What the exercise asks:
Give the data below again exactly as it stands. Omit the pictures.

++++++++++

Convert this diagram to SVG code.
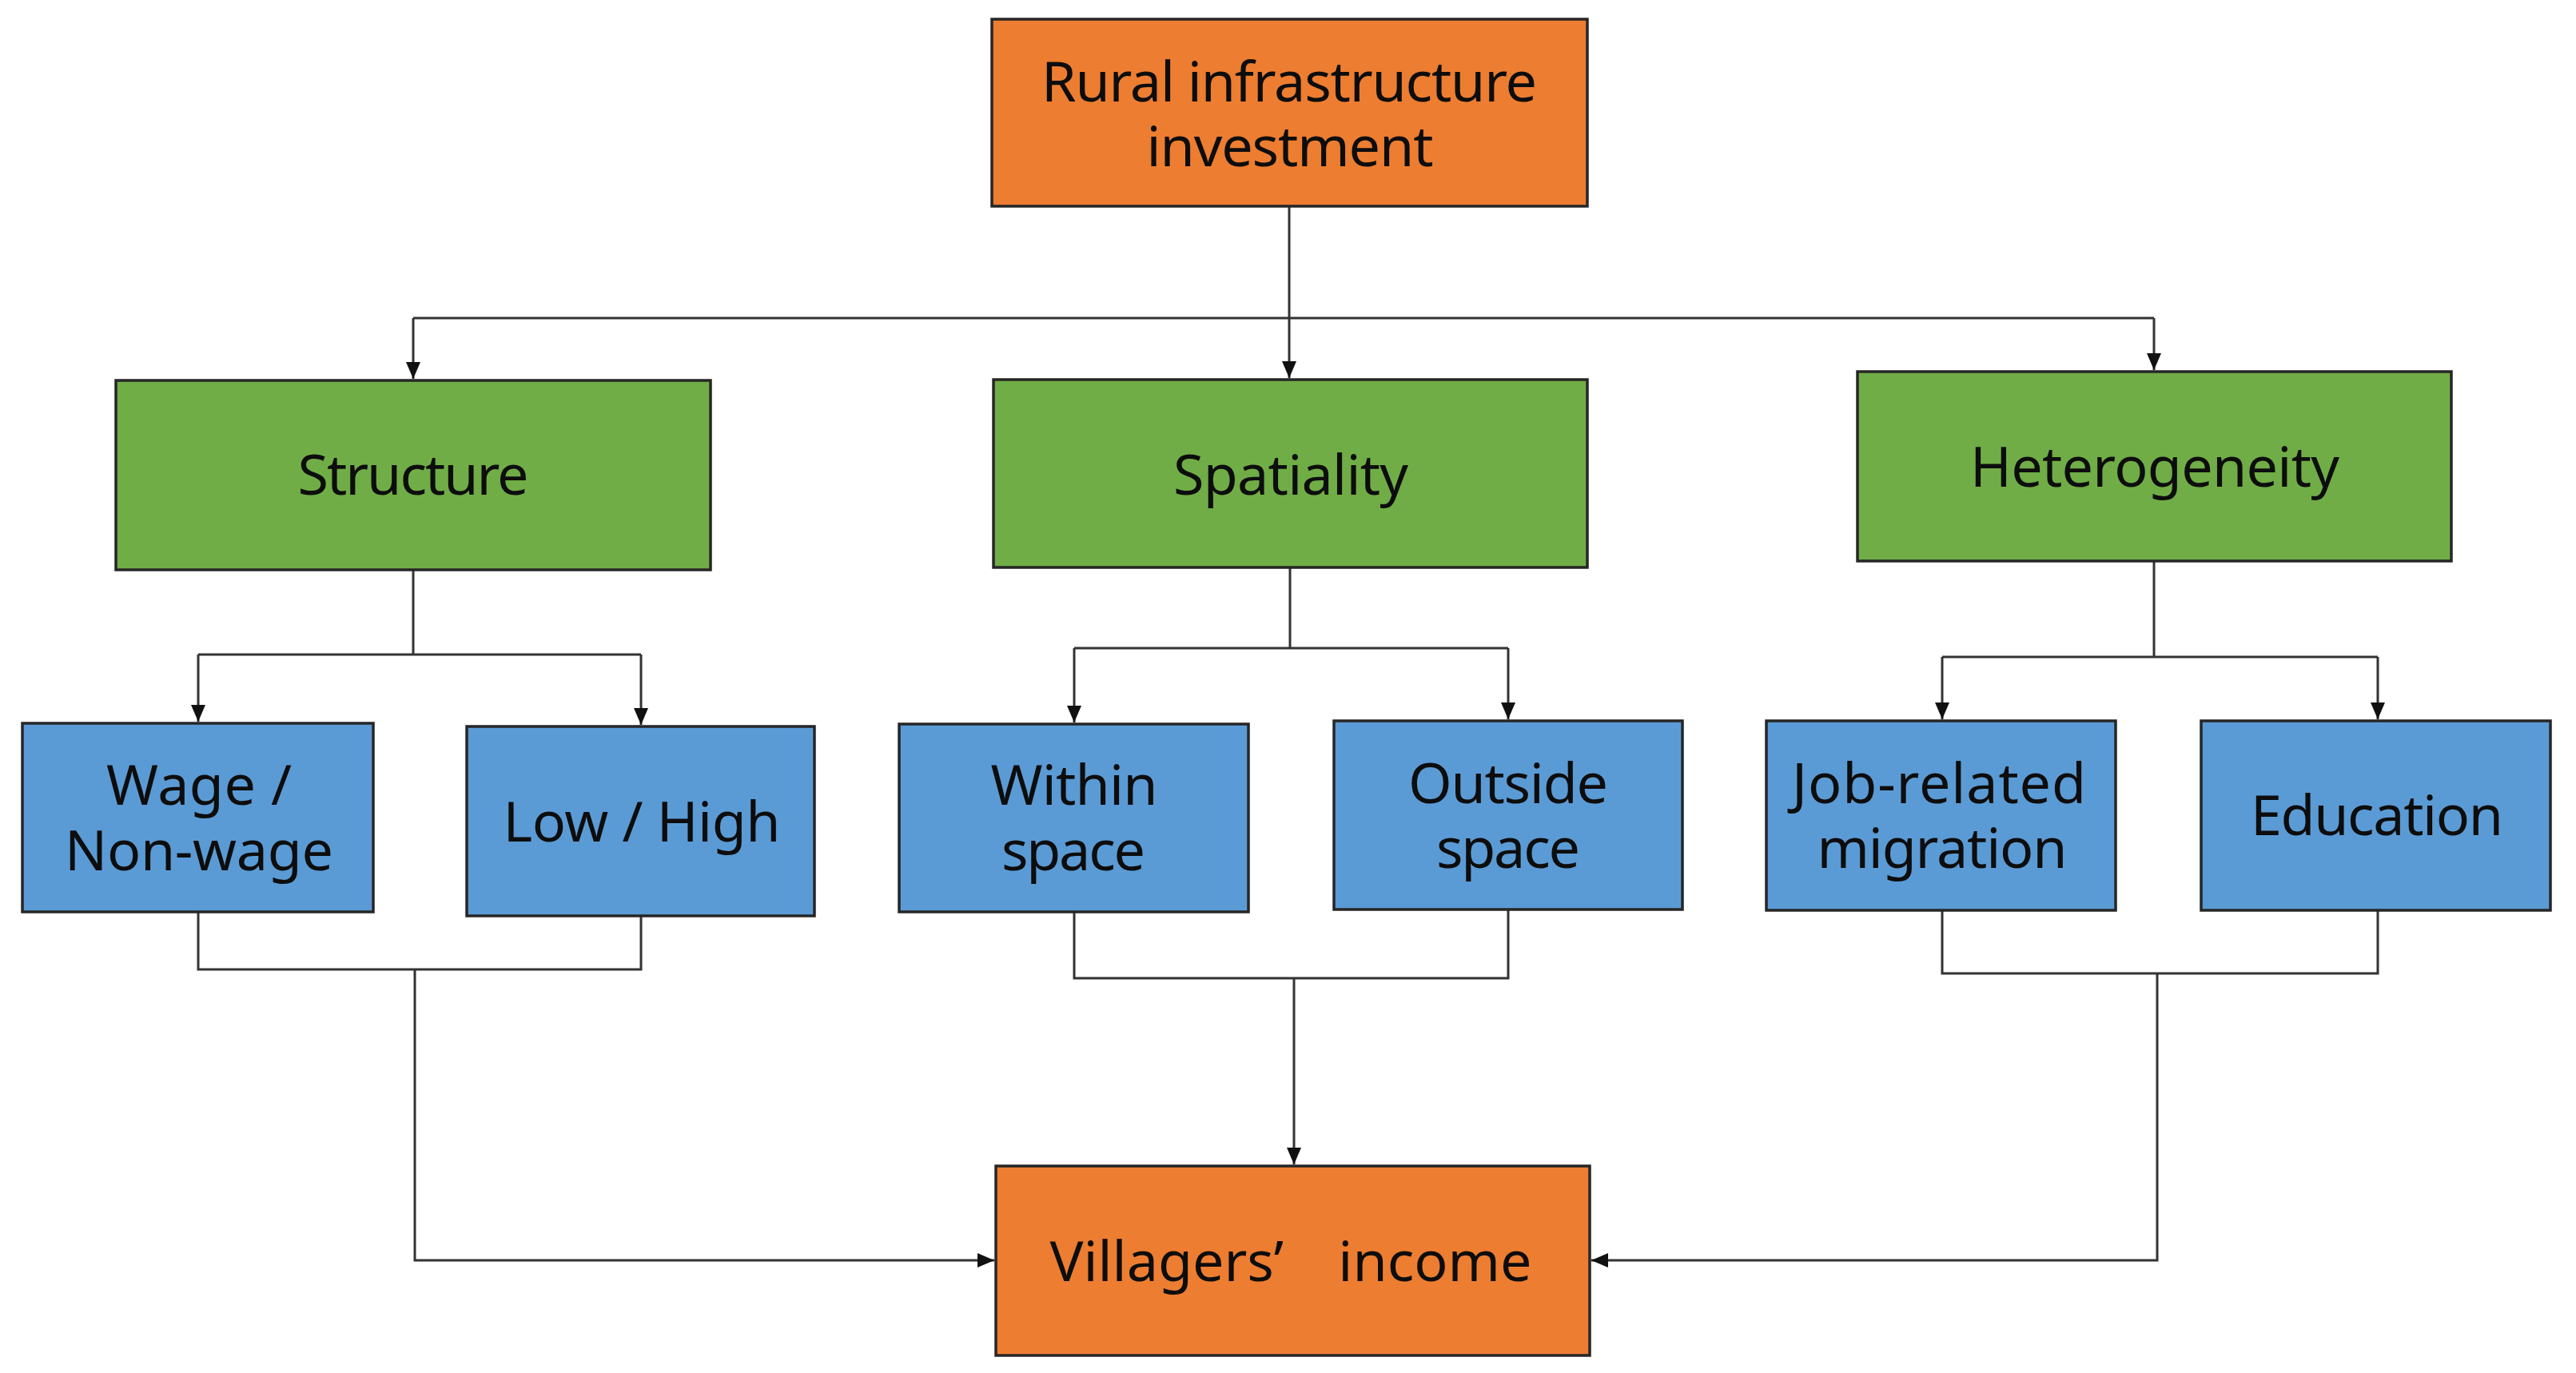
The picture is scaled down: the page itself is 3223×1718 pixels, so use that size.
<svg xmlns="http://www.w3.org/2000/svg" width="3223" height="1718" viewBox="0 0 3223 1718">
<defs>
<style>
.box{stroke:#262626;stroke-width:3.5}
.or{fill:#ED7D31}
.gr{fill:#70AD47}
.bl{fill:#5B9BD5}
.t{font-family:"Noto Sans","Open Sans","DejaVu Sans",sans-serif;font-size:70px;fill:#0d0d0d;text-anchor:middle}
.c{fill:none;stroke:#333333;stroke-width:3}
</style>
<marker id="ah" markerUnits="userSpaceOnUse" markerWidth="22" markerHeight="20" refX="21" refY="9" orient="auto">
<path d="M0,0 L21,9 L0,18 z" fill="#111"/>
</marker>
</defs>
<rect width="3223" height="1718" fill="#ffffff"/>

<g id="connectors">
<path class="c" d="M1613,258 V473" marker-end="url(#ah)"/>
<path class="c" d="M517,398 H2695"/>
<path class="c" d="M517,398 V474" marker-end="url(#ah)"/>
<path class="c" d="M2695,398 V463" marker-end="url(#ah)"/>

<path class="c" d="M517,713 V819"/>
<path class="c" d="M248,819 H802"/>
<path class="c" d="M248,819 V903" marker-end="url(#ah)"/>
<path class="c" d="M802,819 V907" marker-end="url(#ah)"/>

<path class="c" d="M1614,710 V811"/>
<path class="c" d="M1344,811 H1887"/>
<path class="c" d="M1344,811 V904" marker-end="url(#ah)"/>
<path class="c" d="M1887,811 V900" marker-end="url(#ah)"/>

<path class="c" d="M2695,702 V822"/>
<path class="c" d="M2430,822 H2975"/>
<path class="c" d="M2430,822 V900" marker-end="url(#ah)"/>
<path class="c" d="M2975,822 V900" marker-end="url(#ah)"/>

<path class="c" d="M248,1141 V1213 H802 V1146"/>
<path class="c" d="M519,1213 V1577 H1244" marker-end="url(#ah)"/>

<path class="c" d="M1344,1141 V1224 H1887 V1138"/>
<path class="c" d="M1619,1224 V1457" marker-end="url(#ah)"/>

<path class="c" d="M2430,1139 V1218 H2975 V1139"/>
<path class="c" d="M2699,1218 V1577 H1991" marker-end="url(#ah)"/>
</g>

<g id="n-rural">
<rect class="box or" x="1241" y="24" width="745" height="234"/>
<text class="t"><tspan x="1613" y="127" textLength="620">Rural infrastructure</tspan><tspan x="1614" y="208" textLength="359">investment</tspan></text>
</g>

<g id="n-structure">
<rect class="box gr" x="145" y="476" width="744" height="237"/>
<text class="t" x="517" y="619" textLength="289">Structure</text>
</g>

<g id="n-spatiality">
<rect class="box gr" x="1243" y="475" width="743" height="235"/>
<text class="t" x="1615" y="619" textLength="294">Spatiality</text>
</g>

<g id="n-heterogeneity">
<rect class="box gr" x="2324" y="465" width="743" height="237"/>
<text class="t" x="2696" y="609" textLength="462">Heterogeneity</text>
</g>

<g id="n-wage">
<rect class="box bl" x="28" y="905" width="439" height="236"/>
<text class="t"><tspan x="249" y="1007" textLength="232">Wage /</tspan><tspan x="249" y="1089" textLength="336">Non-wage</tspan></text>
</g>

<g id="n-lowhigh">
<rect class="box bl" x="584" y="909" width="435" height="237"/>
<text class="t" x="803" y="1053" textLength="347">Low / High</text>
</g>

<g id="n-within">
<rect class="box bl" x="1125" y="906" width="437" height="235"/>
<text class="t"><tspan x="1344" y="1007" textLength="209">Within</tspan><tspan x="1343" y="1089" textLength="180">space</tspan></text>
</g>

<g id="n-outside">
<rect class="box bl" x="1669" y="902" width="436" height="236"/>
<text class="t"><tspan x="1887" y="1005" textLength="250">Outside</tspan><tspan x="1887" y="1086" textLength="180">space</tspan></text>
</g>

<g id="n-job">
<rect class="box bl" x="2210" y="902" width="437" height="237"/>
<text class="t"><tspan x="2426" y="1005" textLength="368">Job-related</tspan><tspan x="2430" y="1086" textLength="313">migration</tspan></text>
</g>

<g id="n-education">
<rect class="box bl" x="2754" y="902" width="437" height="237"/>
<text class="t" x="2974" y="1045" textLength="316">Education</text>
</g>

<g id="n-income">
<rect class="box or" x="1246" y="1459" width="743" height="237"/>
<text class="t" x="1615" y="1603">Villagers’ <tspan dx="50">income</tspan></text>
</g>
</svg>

++++++++++

Answer to the exercise:
Convert this diagram to SVG code.
The picture is scaled down: the page itself is 3223×1718 pixels, so use that size.
<svg xmlns="http://www.w3.org/2000/svg" width="3223" height="1718" viewBox="0 0 3223 1718">
<defs>
<style>
.box{stroke:#262626;stroke-width:3.5}
.or{fill:#ED7D31}
.gr{fill:#70AD47}
.bl{fill:#5B9BD5}
.t{font-family:"Noto Sans","Open Sans","DejaVu Sans",sans-serif;font-size:70px;fill:#0d0d0d;text-anchor:middle}
.c{fill:none;stroke:#333333;stroke-width:3}
</style>
<marker id="ah" markerUnits="userSpaceOnUse" markerWidth="22" markerHeight="20" refX="21" refY="9" orient="auto">
<path d="M0,0 L21,9 L0,18 z" fill="#111"/>
</marker>
</defs>
<rect width="3223" height="1718" fill="#ffffff"/>

<g id="connectors">
<path class="c" d="M1613,258 V473" marker-end="url(#ah)"/>
<path class="c" d="M517,398 H2695"/>
<path class="c" d="M517,398 V474" marker-end="url(#ah)"/>
<path class="c" d="M2695,398 V463" marker-end="url(#ah)"/>

<path class="c" d="M517,713 V819"/>
<path class="c" d="M248,819 H802"/>
<path class="c" d="M248,819 V903" marker-end="url(#ah)"/>
<path class="c" d="M802,819 V907" marker-end="url(#ah)"/>

<path class="c" d="M1614,710 V811"/>
<path class="c" d="M1344,811 H1887"/>
<path class="c" d="M1344,811 V904" marker-end="url(#ah)"/>
<path class="c" d="M1887,811 V900" marker-end="url(#ah)"/>

<path class="c" d="M2695,702 V822"/>
<path class="c" d="M2430,822 H2975"/>
<path class="c" d="M2430,822 V900" marker-end="url(#ah)"/>
<path class="c" d="M2975,822 V900" marker-end="url(#ah)"/>

<path class="c" d="M248,1141 V1213 H802 V1146"/>
<path class="c" d="M519,1213 V1577 H1244" marker-end="url(#ah)"/>

<path class="c" d="M1344,1141 V1224 H1887 V1138"/>
<path class="c" d="M1619,1224 V1457" marker-end="url(#ah)"/>

<path class="c" d="M2430,1139 V1218 H2975 V1139"/>
<path class="c" d="M2699,1218 V1577 H1991" marker-end="url(#ah)"/>
</g>

<g id="n-rural">
<rect class="box or" x="1241" y="24" width="745" height="234"/>
<text class="t"><tspan x="1613" y="127" textLength="620">Rural infrastructure</tspan><tspan x="1614" y="208" textLength="359">investment</tspan></text>
</g>

<g id="n-structure">
<rect class="box gr" x="145" y="476" width="744" height="237"/>
<text class="t" x="517" y="619" textLength="289">Structure</text>
</g>

<g id="n-spatiality">
<rect class="box gr" x="1243" y="475" width="743" height="235"/>
<text class="t" x="1615" y="619" textLength="294">Spatiality</text>
</g>

<g id="n-heterogeneity">
<rect class="box gr" x="2324" y="465" width="743" height="237"/>
<text class="t" x="2696" y="609" textLength="462">Heterogeneity</text>
</g>

<g id="n-wage">
<rect class="box bl" x="28" y="905" width="439" height="236"/>
<text class="t"><tspan x="249" y="1007" textLength="232">Wage /</tspan><tspan x="249" y="1089" textLength="336">Non-wage</tspan></text>
</g>

<g id="n-lowhigh">
<rect class="box bl" x="584" y="909" width="435" height="237"/>
<text class="t" x="803" y="1053" textLength="347">Low / High</text>
</g>

<g id="n-within">
<rect class="box bl" x="1125" y="906" width="437" height="235"/>
<text class="t"><tspan x="1344" y="1007" textLength="209">Within</tspan><tspan x="1343" y="1089" textLength="180">space</tspan></text>
</g>

<g id="n-outside">
<rect class="box bl" x="1669" y="902" width="436" height="236"/>
<text class="t"><tspan x="1887" y="1005" textLength="250">Outside</tspan><tspan x="1887" y="1086" textLength="180">space</tspan></text>
</g>

<g id="n-job">
<rect class="box bl" x="2210" y="902" width="437" height="237"/>
<text class="t"><tspan x="2426" y="1005" textLength="368">Job-related</tspan><tspan x="2430" y="1086" textLength="313">migration</tspan></text>
</g>

<g id="n-education">
<rect class="box bl" x="2754" y="902" width="437" height="237"/>
<text class="t" x="2974" y="1045" textLength="316">Education</text>
</g>

<g id="n-income">
<rect class="box or" x="1246" y="1459" width="743" height="237"/>
<text class="t" x="1615" y="1603">Villagers’ <tspan dx="50">income</tspan></text>
</g>
</svg>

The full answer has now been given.